Summer 2020 – in the Eye of the Hurricane
At some point, we will ask ourselves: What was it like when Corona started its triumphant march around the world? How did we feel when the news from faraway Wuhan became reality in Germany? What did it do to our lives, our relationships and our families? Were we strong enough to take on the challenge, or did fear paralyse us – at a time when no one knew how it would all end?
And do we even know today?
Sunshine Eyes is a 10-part series in which, because it was shot in May 2020, all the protagonists – Big name actors, directors, film technicians and amateur actors – took on this challenge for real: the not knowing. They play what it feels like to deal with the biggest rupture in our everyday lives since the end of World War II, in the first days and weeks of the outbreak, at a time when there was no ready answer.
This is a threat that invaded every last corner of the world, which seeped into our private lives, into our privacy. It hits the weakest: the adolescents who are just about to find their own place in society.
Consequently, Sunshine Eyes is also a series about the coming of age of adolescents in the midst of the pandemic.
Lea and Leonie are sisters who were separated after their mother died and their father left them for a new life. Lea lives with her grandmother, but Leoni exists in between shelters and a foster family. Their greatest wish is to move back in together – with their grandmother. But that’s not so easy under the pandemic rules. Then there are the boys and girls of the neighbouring families who all have their own problems. It’s all about breaking up and breaking out, trying new role models and questioning old family ties.
Corona bursts into this world like a silent killjoy.
At first, young people make fun of it, and the weird new rules that go with it. But then it gets serious. Children who started out playing Corona at home with diving masks, end up watching their parents getting fired on Zoom. Suddenly, there is no one to explain the world to them. Neither their parents nor their teachers can do it. Not even Mutti Merkel inspires confidence on TV.
“ Corona was a punch in the face for adolescents. Small children still lived in their Mummy-Daddy world, adults hid behind the pretence of wisdom, but the adolescents didn’t stand a chance“, Maria von Heland, director.

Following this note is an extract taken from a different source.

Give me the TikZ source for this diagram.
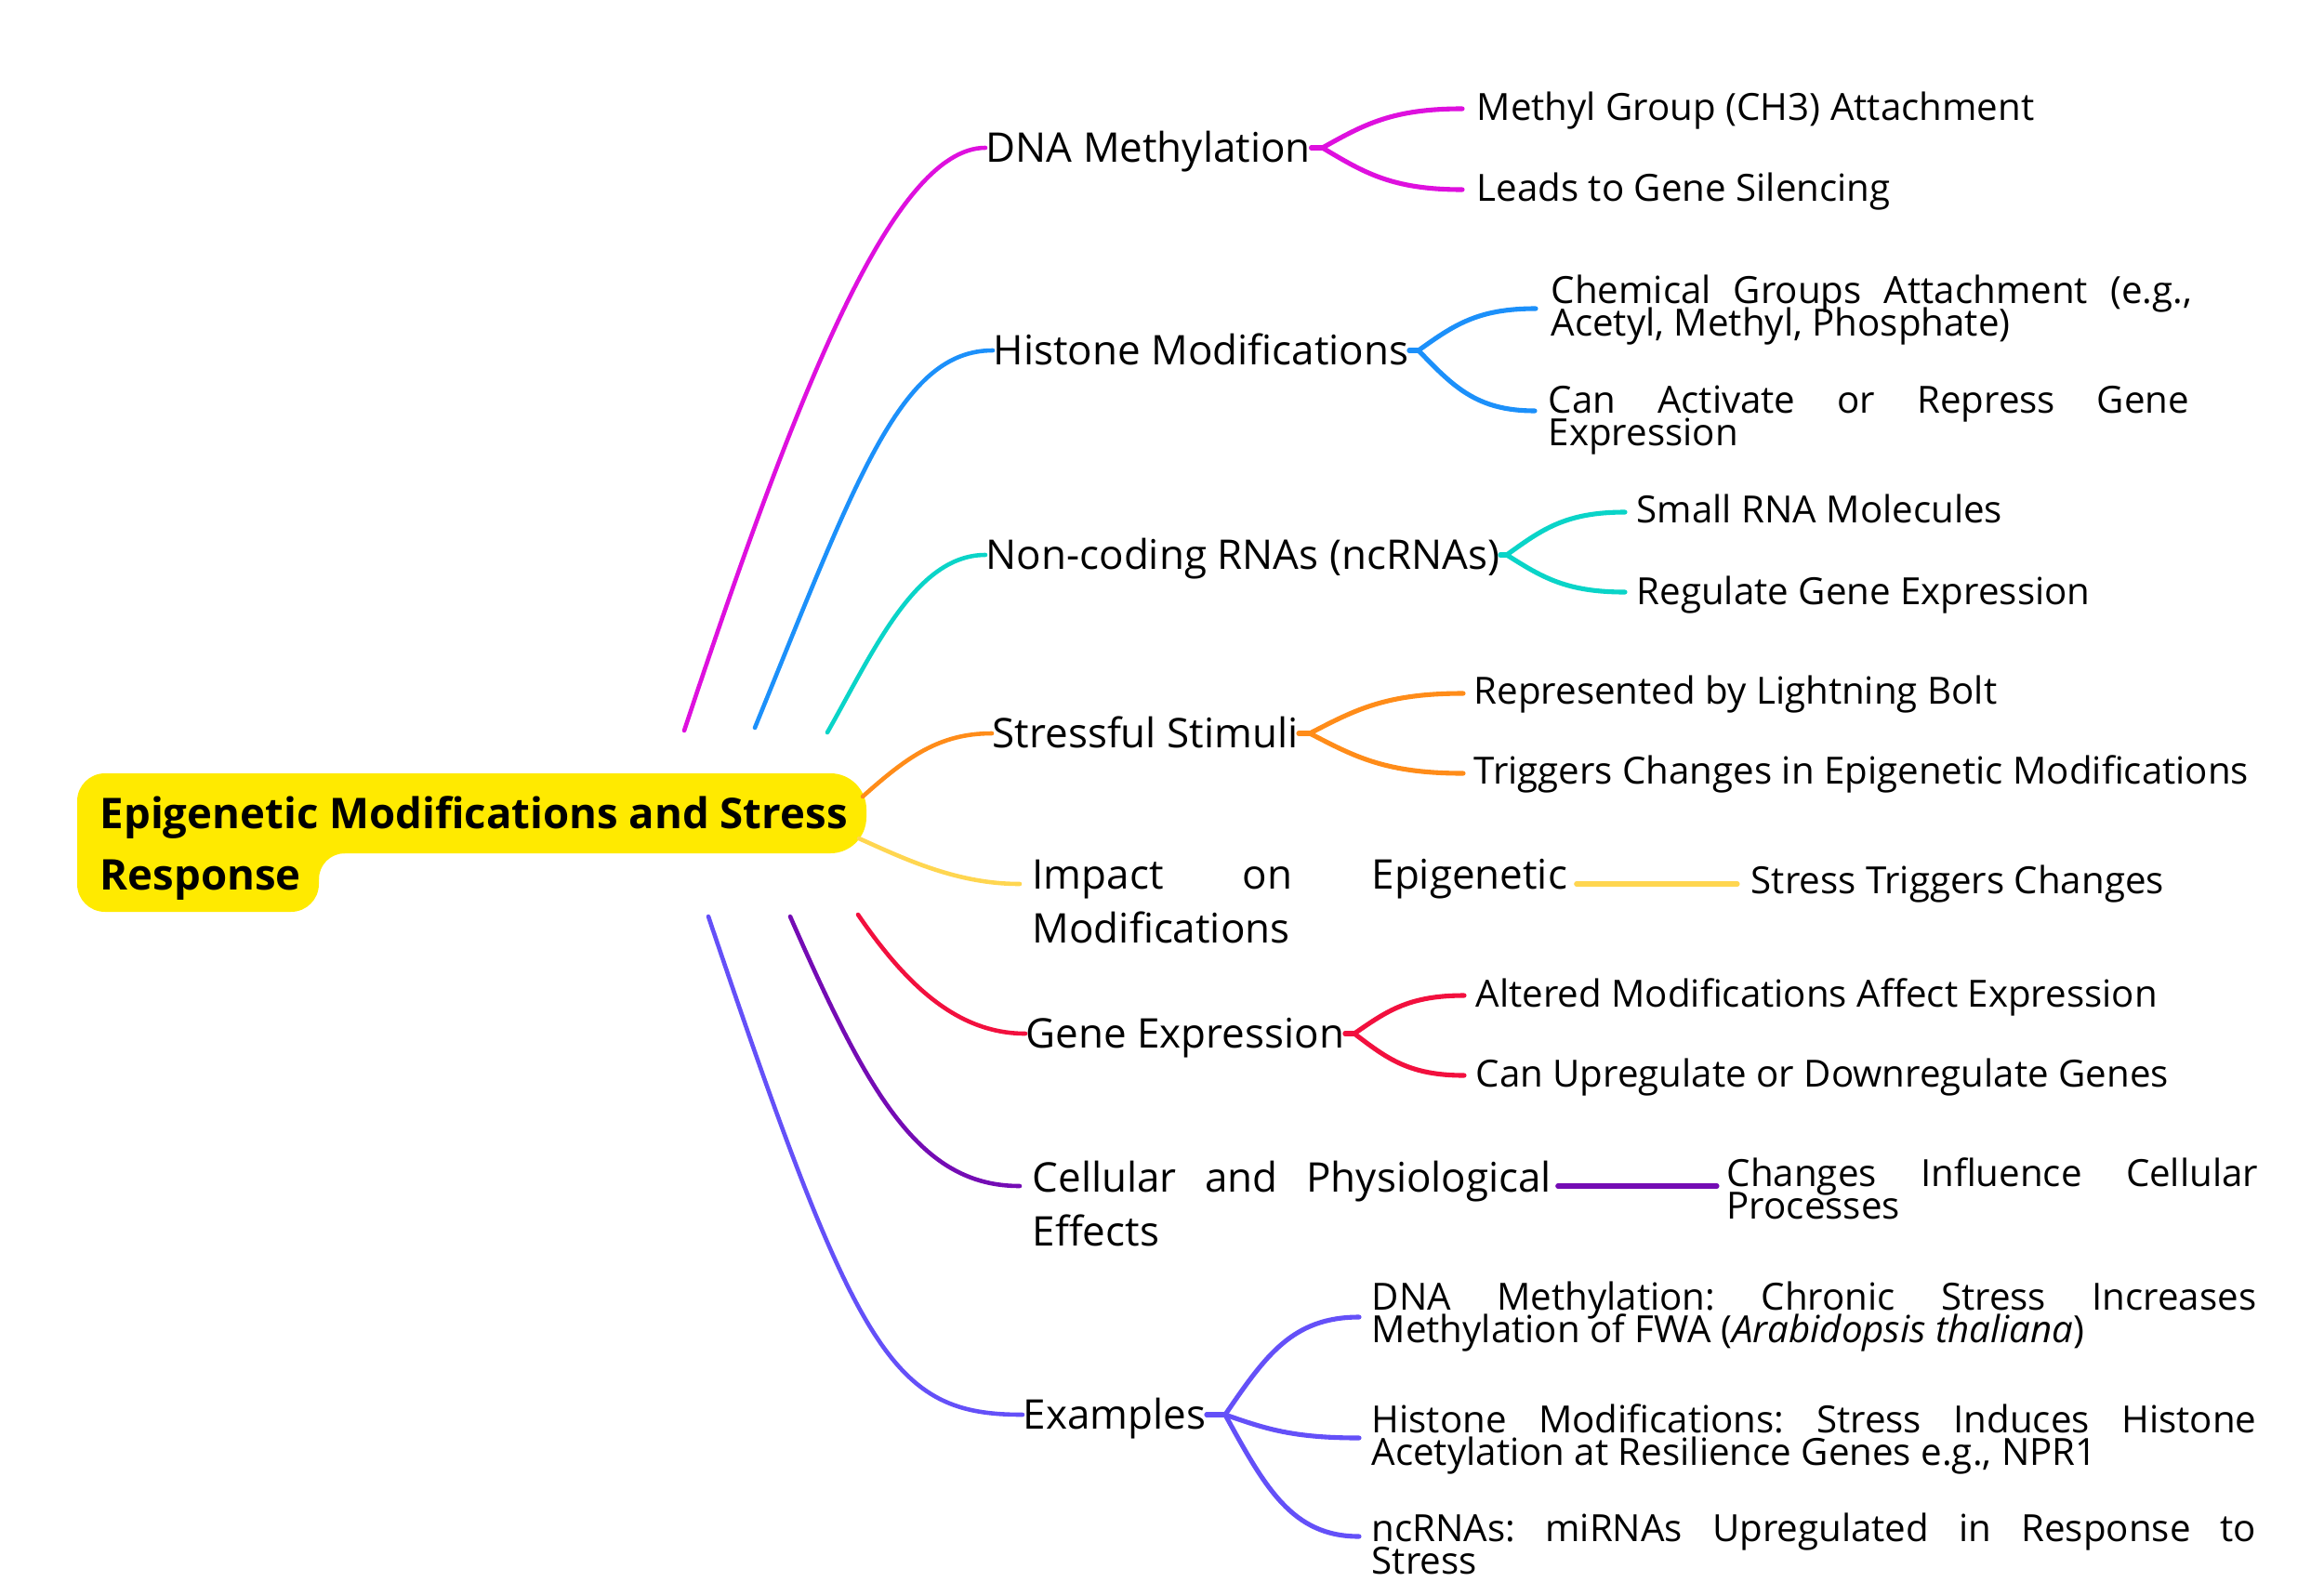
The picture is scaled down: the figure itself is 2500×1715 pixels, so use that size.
\documentclass[tikz,border=0pt]{standalone}
\usepackage{fontspec}
\setmainfont{Open Sans}
\usetikzlibrary{calc}
\definecolor{cMag}{RGB}{222,16,222}
\definecolor{cBlue}{RGB}{28,144,250}
\definecolor{cCyan}{RGB}{10,212,200}
\definecolor{cOrange}{RGB}{255,140,25}
\definecolor{cYellow}{RGB}{255,214,80}
\definecolor{cRed}{RGB}{242,16,62}
\definecolor{cPurple}{RGB}{116,12,180}
\definecolor{cIndigo}{RGB}{100,80,248}
\definecolor{cRoot}{RGB}{255,234,0}
\newcommand\mmfork[3]{\draw[forkline,#1] let \p1=(#2), \p2=(#3) in (\p1) .. controls ({\x1+0.3*(\x2-\x1)},{\y1+0.6*(\y2-\y1)}) and ({0.5*(\x1+\x2)},\y2) .. (\p2);}
\newcommand\twolines[3]{\vtop{\lineskiplimit=-100pt\hbox to #1{#2}\hbox{#3}}}
\begin{document}
\begin{tikzpicture}[x=0.01cm,y=-0.01cm,
  conn/.style={line width=1.3pt,line cap=round},
  forkline/.style={line width=1.45pt,line cap=round},
  rootn/.style={inner sep=0pt,anchor=base west,font=\fontsize{12.95pt}{18.8pt}\selectfont\bfseries},
  mainn/.style={inner sep=0pt,anchor=west,font=\fontsize{12.5pt}{16.6pt}\selectfont,text height=0.31cm,text depth=0pt},
  mainm/.style={inner sep=0pt,anchor=base west,font=\fontsize{12.5pt}{16.6pt}\selectfont},
  leafn/.style={inner sep=0pt,anchor=west,font=\fontsize{11.45pt}{9.96pt}\selectfont,text height=0.29cm,text depth=0pt},
  leafm/.style={inner sep=0pt,anchor=base west,font=\fontsize{11.45pt}{9.96pt}\selectfont}]
\useasboundingbox (0,0) rectangle (2500,1715);
\fill[white] (0,0) rectangle (2500,1715);
% root shape: top bar, lower-left tab, concave fillet
\fill[cRoot,rounded corners=11pt] (83,832) rectangle (932,918);
\fill[cRoot,rounded corners=8.5pt] (83,832) rectangle (343,981);
\fill[cRoot] (341,946) -- (341,916) -- (371,916) -- (371,918) .. controls (355.5,918) and (343,930.5) .. (343,946) -- cycle;
\node[rootn] (root) at (107,891) {\vtop{\lineskiplimit=-100pt\hbox{Epigenetic Modifications and Stress}\hbox{Response}}};
% main nodes
\node[mainn] (dna) at (1060,159) {DNA Methylation};
\node[mainn] (hist) at (1068,377) {Histone Modifications};
\node[mainn] (ncrna) at (1060,597) {Non-coding RNAs (ncRNAs)};
\node[mainn] (stim) at (1067,789) {Stressful Stimuli};
\node[mainm] (impact) at (1110,956) {\twolines{5.75cm}{Impact\hfill on\hfill Epigenetic}{Modifications}};
\node[mainn] (gene) at (1103,1112) {Gene Expression};
\node[mainm] (cell) at (1110,1282) {\twolines{5.58cm}{Cellular\hfill and\hfill Physiological}{Effects}};
\node[mainn] (ex) at (1100,1522) {Examples};
% main connectors
\coordinate (r1) at (736,786);
\coordinate (r2) at (812,783);
\coordinate (r3) at (890,788);
\coordinate (r4) at (928,857);
\coordinate (r5) at (924,902);
\coordinate (r6) at (923,984);
\coordinate (r7) at (850,986);
\coordinate (r8) at (762,986);
\coordinate (impin) at ($(impact.base west)+(-13,-5)$);
\coordinate (cellin) at ($(cell.base west)+(-13,-6)$);
\draw[conn,cMag] (r1) .. controls (856,425) and (960,159) .. (dna.west);
\draw[conn,cBlue] (r2) .. controls (922,513) and (969,377) .. (hist.west);
\draw[conn,cCyan] (r3) .. controls (940,700) and (985,597) .. (ncrna.west);
\draw[conn,cOrange] (r4) .. controls (975,815) and (1010,789) .. (stim.west);
\draw[conn,cYellow] (r5) .. controls (975,925) and (1030,951) .. (impin);
\draw[conn,cRed] (r6) .. controls (975,1060) and (1030,1112) .. (gene.west);
\draw[conn,cPurple] (r7) .. controls (935,1180) and (990,1276) .. (cellin);
\draw[conn,cIndigo] (r8) .. controls (922,1460) and (960,1522) .. (ex.west);
% DNA methylation leaves
\node[leafn] (m1) at (1588,115) {Methyl Group (CH3) Attachment};
\node[leafn] (m2) at (1588,202) {Leads to Gene Silencing};
\coordinate (fdna) at ($(dna.east)+(12,0)$);
\draw[forkline,cMag] (dna.east) -- (fdna);
\mmfork{cMag}{fdna}{$(m1.west)+(-15,2)$}
\mmfork{cMag}{fdna}{$(m2.west)+(-15,2)$}
% Histone leaves
\node[leafm] (h1) at (1668,326) {\twolines{6.89cm}{Chemical\hfill Groups\hfill Attachment\hfill (e.g.,}{Acetyl, Methyl, Phosphate)}};
\node[leafm] (h2) at (1665,444) {\twolines{6.89cm}{Can\hfill Activate\hfill or\hfill Repress\hfill Gene}{Expression}};
\coordinate (fhist) at ($(hist.east)+(10,0)$);
\draw[forkline,cBlue] (hist.east) -- (fhist);
\mmfork{cBlue}{fhist}{$(h1.base west)+(-16,6)$}
\mmfork{cBlue}{fhist}{$(h2.base west)+(-14,-2)$}
% ncRNA leaves
\node[leafn] (n1) at (1760,548) {Small RNA Molecules};
\node[leafn] (n2) at (1760,636) {Regulate Gene Expression};
\coordinate (fnc) at ($(ncrna.east)+(7,0)$);
\draw[forkline,cCyan] (ncrna.east) -- (fnc);
\mmfork{cCyan}{fnc}{$(n1.west)+(-12,3)$}
\mmfork{cCyan}{fnc}{$(n2.west)+(-12,1)$}
% Stress leaves
\node[leafn] (t1) at (1585,743) {Represented by Lightning Bolt};
\node[leafn] (t2) at (1585,829) {Triggers Changes in Epigenetic Modifications};
\coordinate (fst) at ($(stim.east)+(12,0)$);
\draw[forkline,cOrange] (stim.east) -- (fst);
\mmfork{cOrange}{fst}{$(t1.west)+(-11,3)$}
\mmfork{cOrange}{fst}{$(t2.west)+(-11,3)$}
% Impact leaf
\node[leafn] (stt) at (1883,947) {Stress Triggers Changes};
\draw[forkline,cYellow] ($(impact.base east)+(9,-5)$) -- ($(stt.west)+(-14,4)$);
% Gene expression leaves
\node[leafn] (g1) at (1587,1069) {Altered Modifications Affect Expression};
\node[leafn] (g2) at (1587,1155) {Can Upregulate or Downregulate Genes};
\coordinate (fge) at ($(gene.east)+(10,0)$);
\draw[forkline,cRed] (gene.east) -- (fge);
\mmfork{cRed}{fge}{$(g1.west)+(-12,2)$}
\mmfork{cRed}{fge}{$(g2.west)+(-12,2)$}
% Cellular leaf
\node[leafm] (chg) at (1857,1276) {\twolines{5.71cm}{Changes\hfill Influence\hfill Cellular}{Processes}};
\draw[forkline,cPurple] ($(cell.base east)+(6,-6)$) -- ($(chg.base west)+(-10,0)$);
% Examples leaves
\node[leafm] (e1) at (1475,1409) {\twolines{9.51cm}{DNA\hfill Methylation:\hfill Chronic\hfill Stress\hfill Increases}{Methylation of FWA (\textit{Arabidopsis thaliana})}};
\node[leafm] (e2) at (1475,1541) {\twolines{9.51cm}{Histone\hfill Modifications:\hfill Stress\hfill Induces\hfill Histone}{Acetylation at Resilience Genes e.g., NPR1}};
\node[leafm] (e3) at (1475,1658) {\twolines{9.51cm}{ncRNAs:\hfill miRNAs\hfill Upregulated\hfill in\hfill Response\hfill to}{Stress}};
\coordinate (fex) at ($(ex.east)+(20,0)$);
\draw[forkline,cIndigo] (ex.east) -- (fex);
\mmfork{cIndigo}{fex}{$(e1.base west)+(-13,8)$}
\mmfork{cIndigo}{fex}{$(e2.base west)+(-13,6)$}
\mmfork{cIndigo}{fex}{$(e3.base west)+(-13,-5)$}
\end{tikzpicture}
\end{document}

The way Sunshine Eyes came about was as unusual as the circumstances it describes. With no broadcaster behind her, director Maria von Heland took all her money, plus Corona aid from the state, and called up actors, some of them old friends, camera crew and film workers. Among them were such well-known names as Nina Petri, Juliane Köhler and Stephanie Eidt.
They developed the material together. There was no written script. Everyone had to improvise. The important thing was the moment; that window of time in which the world changes. To capture something that would otherwise be irretrievably lost.
What better way to portray feelings than in the moment in which they arise. No vain self-reflection as in the „satire videos“ of the Corona sceptics surrounding Volker Bruch and Dietrich Brüggemann, but an attempt to transfer one’s own experiences from the Lockdown into a plot that every kind of viewer can identify with.
„Sunshine Eyes is not a series about Corona in the same way that Philadelphia was not a film about Aids,“ says Maria von Heland, „It’s about the here and now. About normal life with and on Corona. So that we remember it later“, Maria von Heland, director
Of course, that also raises questions.
How much reality is “allowed” in an entertainment format? Doesn’t the viewer have a right to a little escape from reality? Isn’t such a complex topic lest left to news programs and talk shows? And how sexy do actors in masks actually look?
The last question at least Sunshine Eyes answers with a resolute yes!
But there is another question: How long do we want to wait until Corona has reduced to an extent that we dare to make films about it? Films where it appears as more than just a passing reference in order to count as “topical”, or to send out a one-dimensional political message.
We do need the flipcharts, the curve charts and the expert interviews. But we also need the movies and series where we talk about our feelings – about the time when Corona was really upon us.